On Thu, Jan 04, 2007 at 12:43:20AM +0100, Mikulas Patocka wrote:
> On Wed, 3 Jan 2007, Frank van Maarseveen wrote:
> >Currently, large file support is already necessary to handle dvd and
> >video. It's also useful for images for virtualization. So the failing 
> >stat()
> >calls should already be a thing of the past with modern distributions.
> 
> As long as glibc compiles by default with 32-bit ino_t, the problem exists 
> and is severe --- programs handling large files, such as coreutils, tar, 
> mc, mplayer, already compile with 64-bit ino_t and off_t, but the user (or 
> script) may type something like:
> 
> cat >file.c <<EOF
> #include <sys/types.h>
> #include <sys/stat.h>
> main()
> {
>       int h;
>       struct stat st;
>       if ((h = creat("foo", 0600)) < 0) perror("creat"), exit(1);
>       if (fstat(h, &st)) perror("stat"), exit(1);
>       close(h);
>       return 0;
> }
> EOF
> gcc file.c; ./a.out
> 
> --- and you certainly do not want this to fail (unless you are out of disk 
> space).
> 
> The difference is, that with 32-bit program and 64-bit off_t, you get 
> deterministic failure on large files, with 32-bit program and 64-bit 
> ino_t, you get random failures.

What's (technically) the problem with changing the gcc default?

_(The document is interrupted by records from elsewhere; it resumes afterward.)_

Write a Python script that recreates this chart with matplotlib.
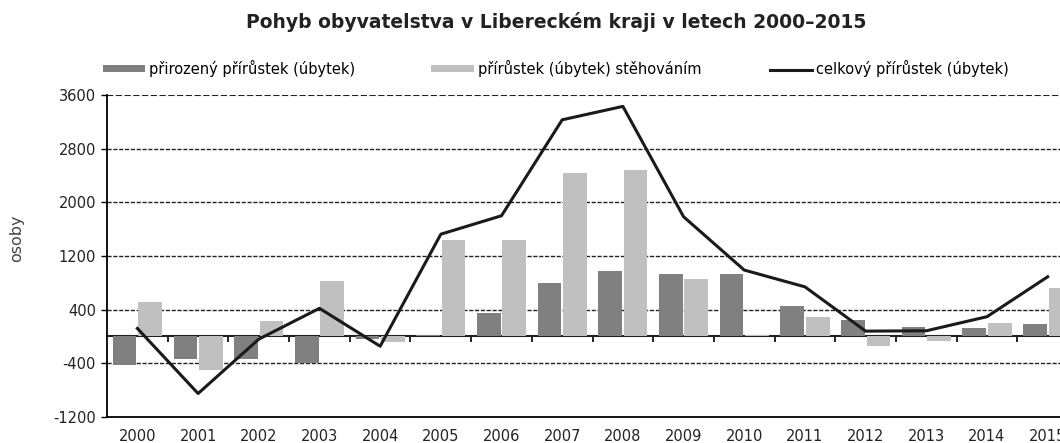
import matplotlib
matplotlib.use("Agg")
import matplotlib.pyplot as plt
import numpy as np

plt.rcParams['font.family'] = ['DejaVu Sans']

years = [str(y) for y in range(2000, 2016)]
natural = [-420, -330, -330, -390, -30, 20, 345, 800, 975, 930, 925, 455, 245, 145, 120, 180]
migration = [520, -500, 235, 830, -80, 1440, 1440, 2440, 2480, 850, 25, 285, -140, -60, 195, 725]
total = [120, -850, -40, 420, -145, 1525, 1800, 3230, 3430, 1785, 990, 740, 80, 85, 295, 890]
yticks = [-1200, -400, 400, 1200, 2000, 2800, 3600]

title = "Pohyb obyvatelstva v Libereckém kraji v letech 2000–2015"
lab_nat = "přirozený přírůstek (úbytek)"
lab_mig = "přírůstek (úbytek) stěhováním"
lab_tot = "celkový přírůstek (úbytek)"

dark = "#808080"
light = "#c0c0c0"

fig = plt.figure(figsize=(10.6, 4.43), dpi=100)
ax = fig.add_axes([0.101, 0.0587, 0.916, 0.7269])

x = np.arange(len(years))
w = 0.39
b1 = ax.bar(x - 0.21, natural, width=w, color=dark, zorder=2)
b2 = ax.bar(x + 0.21, migration, width=w, color=light, zorder=2)
ln, = ax.plot(x, total, color="#1a1a1a", lw=2.2, zorder=4)

ax.set_xlim(-0.5, len(years) - 0.5)
ax.set_ylim(-1200, 3600)
ax.set_yticks(yticks)
ax.set_yticklabels([str(v) for v in yticks], fontsize=10.5, color="#222222")
for v in yticks[1:]:
    ax.axhline(v, color="#222222", lw=1.5 if v == 3600 else 1.0,
               dashes=(3, 1.2), zorder=1)

ax.set_xticks(x)
ax.set_xticklabels(years, fontsize=10.5, color="#222222")
ax.tick_params(axis='x', length=0, pad=9)
ax.tick_params(axis='y', length=4, width=1, direction='out', pad=4)

for s in ['top', 'right']:
    ax.spines[s].set_visible(False)
ax.spines['left'].set_linewidth(1.3)
ax.spines['bottom'].set_linewidth(1.3)

# zero (category) axis with boundary ticks
frac0 = (0 - (-1200)) / (3600 - (-1200))
sec = ax.secondary_xaxis(frac0)
sec.set_xticks(np.arange(len(years) - 1) + 0.5)
sec.set_xticklabels([])
sec.tick_params(axis='x', direction='out', length=4, width=1.2)
sec.spines['bottom'].set_linewidth(1.5)
sec.spines['bottom'].set_color("#222222")

fig.text(0.016, 0.462, "osoby", rotation=90, ha='center', va='center',
         fontsize=11.5, color="#444444")

fig.text(0.525, 0.95, title, ha='center', va='center', fontsize=13.5,
         fontweight='bold', color="#222222")

leg_kw = dict(frameon=False, fontsize=10.5, handlelength=2.9, handleheight=0.35,
              handletextpad=0.3, borderpad=0, borderaxespad=0, loc='center left')
fig.legend([b1], [lab_nat], bbox_to_anchor=(0.097, 0.845), **leg_kw)
fig.legend([b2], [lab_mig], bbox_to_anchor=(0.407, 0.845), **leg_kw)
fig.legend([ln], [lab_tot], bbox_to_anchor=(0.726, 0.845), **leg_kw)

fig.savefig("out.png", dpi=100)
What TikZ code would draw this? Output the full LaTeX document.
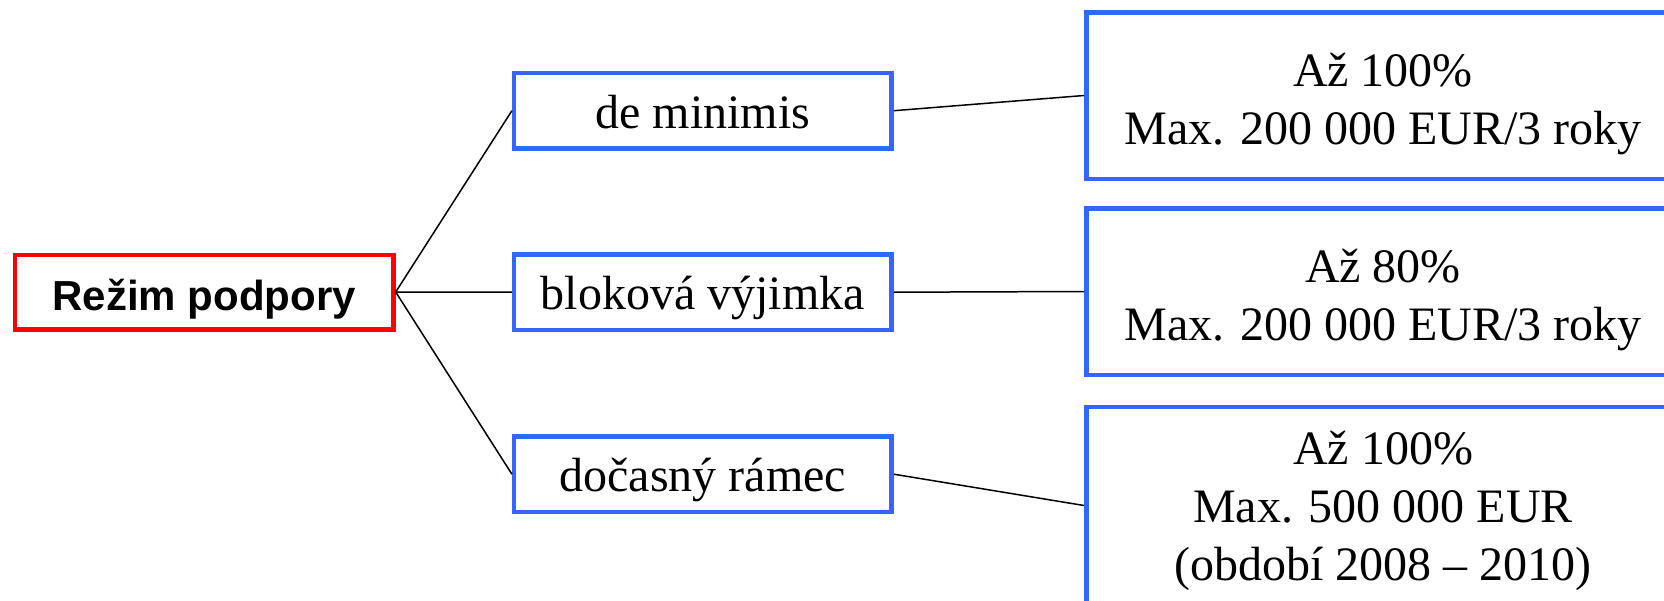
\documentclass[tikz,border=0pt]{standalone}
\usepackage{fontspec}
\setmainfont{Liberation Serif}
\newfontfamily\headfont{Liberation Sans}
\definecolor{boxblue}{HTML}{3366FF}
\definecolor{boxred}{HTML}{FF0000}
\newcommand{\topstrut}[1]{\rule{0pt}{#1}}
\begin{document}
\begin{tikzpicture}[x=1pt,y=-1pt,
  bluebox/.style={draw=boxblue, line width=4.5pt, rectangle, inner sep=0pt,
    font=\fontsize{48}{58}\selectfont, align=center},
  leftbox/.style={bluebox, minimum width=377.5pt, minimum height=75.5pt,
    text height=40pt, text depth=5pt},
  rightbox/.style={bluebox, minimum width=593.5pt, minimum height=166.5pt},
  rootbox/.style={draw=boxred, line width=4.5pt, rectangle, inner sep=0pt,
    minimum width=378.5pt, minimum height=74.5pt, text height=36pt, text depth=0pt,
    font=\headfont\bfseries\fontsize{42}{50}\selectfont},
  conn/.style={draw=black, line width=1.5pt}]
\useasboundingbox (0,0) rectangle (1664,600);
\clip (0,0) rectangle (1664,600);

\node[rootbox] (root) at (204.2,292) {Režim podpory};

\node[leftbox] (dm) at (702.9,110.7) {de minimis};
\node[leftbox] (bv) at (702.9,292.2) {bloková výjimka};
\node[leftbox] (dr) at (702.9,474.2) {dočasný rámec};

\node[rightbox] (r1) at (1383,95.5) {\topstrut{50pt}Až 100\%\\Max. 200 000 EUR/3 roky};
\node[rightbox] (r2) at (1383,291.5) {\topstrut{50pt}Až 80\%\\Max. 200 000 EUR/3 roky};
\node[rightbox, minimum height=197.5pt] (r3) at (1383,505.5) {\topstrut{44pt}Až 100\%\\Max. 500 000 EUR\\(období 2008 – 2010)};

\draw[conn] (root.east) -- (dm.west);
\draw[conn] (root.east) -- (bv.west);
\draw[conn] (root.east) -- (dr.west);
\draw[conn] (dm.east) -- (r1.west);
\draw[conn] (bv.east) -- (r2.west);
\draw[conn] (dr.east) -- (r3.west);
\end{tikzpicture}
\end{document}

Alternatively we could make the error deterministic in various ways. Start
st_ino numbering from 4G (except for a few special ones maybe such
as root/mounts). Or make old and new programs look differently at the
ELF level or by sys_personality() and/or check against a "ino64" mount
flag/filesystem feature. Lots of possibilities.